Hot Pockets heiress sentenced to 5 months in college admissions scam

Photo: Wikimedia Commons

Feb. 26 (UPI) — A federal judge in Boston sentenced Hot Pockets heiress Michelle Janavs to five months in prison Tuesday for paying $300,000 in bribes to help her children obtain admission to college.

In addition to the prison time, she’ll also serve two years of supervised release and pay a $250,000 fine.

Janavs, 49, of Newport Coast, Calif., pleaded guilty in October to one count of conspiring to commit mail and wire fraud, and one count of conspiring to commit money laundering.

She conspired with the college admissions scam mastermind, William “Rick” Singer, to secure her daughters’ admissions to college.

In October 2017, she paid $50,000 to Singer’s sham charitable foundation to have a proctor review and correct her oldest daughter’s ACT exam. She paid the same amount in February 2019 to have her youngest daughter’s ACT answers corrected.

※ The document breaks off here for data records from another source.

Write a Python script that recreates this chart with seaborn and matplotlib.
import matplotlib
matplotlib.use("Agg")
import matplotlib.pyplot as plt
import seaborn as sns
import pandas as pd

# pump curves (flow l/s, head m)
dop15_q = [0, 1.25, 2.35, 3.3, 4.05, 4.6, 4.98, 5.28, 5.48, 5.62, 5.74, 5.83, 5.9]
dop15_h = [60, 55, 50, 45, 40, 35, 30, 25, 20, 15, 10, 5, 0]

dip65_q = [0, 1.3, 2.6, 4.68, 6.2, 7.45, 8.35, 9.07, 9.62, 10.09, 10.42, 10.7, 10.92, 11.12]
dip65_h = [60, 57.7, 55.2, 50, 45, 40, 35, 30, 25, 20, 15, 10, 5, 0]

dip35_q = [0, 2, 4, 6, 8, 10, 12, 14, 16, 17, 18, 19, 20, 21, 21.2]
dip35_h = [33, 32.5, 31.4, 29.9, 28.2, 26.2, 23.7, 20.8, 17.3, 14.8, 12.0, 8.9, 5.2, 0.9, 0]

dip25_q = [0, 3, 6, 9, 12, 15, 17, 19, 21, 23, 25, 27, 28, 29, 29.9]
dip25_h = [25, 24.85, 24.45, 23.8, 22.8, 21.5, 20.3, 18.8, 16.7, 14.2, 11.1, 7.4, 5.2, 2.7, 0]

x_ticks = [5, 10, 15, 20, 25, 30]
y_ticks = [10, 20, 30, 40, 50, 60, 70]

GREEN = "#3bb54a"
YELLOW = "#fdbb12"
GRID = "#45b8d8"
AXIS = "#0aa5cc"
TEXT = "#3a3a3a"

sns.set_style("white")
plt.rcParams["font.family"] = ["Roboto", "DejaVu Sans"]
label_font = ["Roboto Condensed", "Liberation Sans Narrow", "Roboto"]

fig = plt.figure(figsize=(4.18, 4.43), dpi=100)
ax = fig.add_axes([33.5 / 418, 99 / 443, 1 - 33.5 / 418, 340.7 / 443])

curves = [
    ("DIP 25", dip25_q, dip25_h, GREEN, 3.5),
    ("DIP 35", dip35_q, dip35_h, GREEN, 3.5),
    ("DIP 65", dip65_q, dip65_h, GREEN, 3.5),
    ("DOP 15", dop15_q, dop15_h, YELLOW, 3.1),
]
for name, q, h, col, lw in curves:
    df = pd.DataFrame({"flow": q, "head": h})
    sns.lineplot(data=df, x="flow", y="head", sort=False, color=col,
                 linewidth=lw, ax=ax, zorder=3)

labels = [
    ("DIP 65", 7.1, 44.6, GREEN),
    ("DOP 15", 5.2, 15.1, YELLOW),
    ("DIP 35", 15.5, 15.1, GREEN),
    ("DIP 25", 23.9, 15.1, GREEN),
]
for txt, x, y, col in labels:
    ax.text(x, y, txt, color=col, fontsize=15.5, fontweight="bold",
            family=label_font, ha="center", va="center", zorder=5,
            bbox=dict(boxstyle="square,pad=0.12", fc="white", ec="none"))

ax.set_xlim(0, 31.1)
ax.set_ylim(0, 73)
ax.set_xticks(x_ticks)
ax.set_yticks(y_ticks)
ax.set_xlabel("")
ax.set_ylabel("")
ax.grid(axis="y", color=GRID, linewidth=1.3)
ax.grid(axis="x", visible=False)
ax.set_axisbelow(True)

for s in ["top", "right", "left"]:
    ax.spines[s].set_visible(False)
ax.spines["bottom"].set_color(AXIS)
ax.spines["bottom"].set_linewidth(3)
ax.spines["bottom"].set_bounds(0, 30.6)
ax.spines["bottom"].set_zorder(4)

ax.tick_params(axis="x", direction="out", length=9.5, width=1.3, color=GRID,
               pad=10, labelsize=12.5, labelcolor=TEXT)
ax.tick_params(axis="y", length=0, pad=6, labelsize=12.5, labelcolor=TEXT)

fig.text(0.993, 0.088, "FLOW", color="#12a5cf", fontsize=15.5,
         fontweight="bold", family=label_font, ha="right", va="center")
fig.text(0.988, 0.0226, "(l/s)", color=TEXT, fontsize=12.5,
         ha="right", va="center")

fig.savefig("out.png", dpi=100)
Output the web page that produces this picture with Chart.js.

In 2018, she paid another $200,000 to have Singer help her older daughter’s admissions process to University of Southern California. Singer created a fake profile of the daughter to have her admitted as a volleyball recruit.

Fifty-two people have so far been charged during the Federal Bureau of Investigation’s Operation Varsity Blues, including celebrities Felicity Huffman and Lori Loughlin, and her husband Mossimo Giannulli.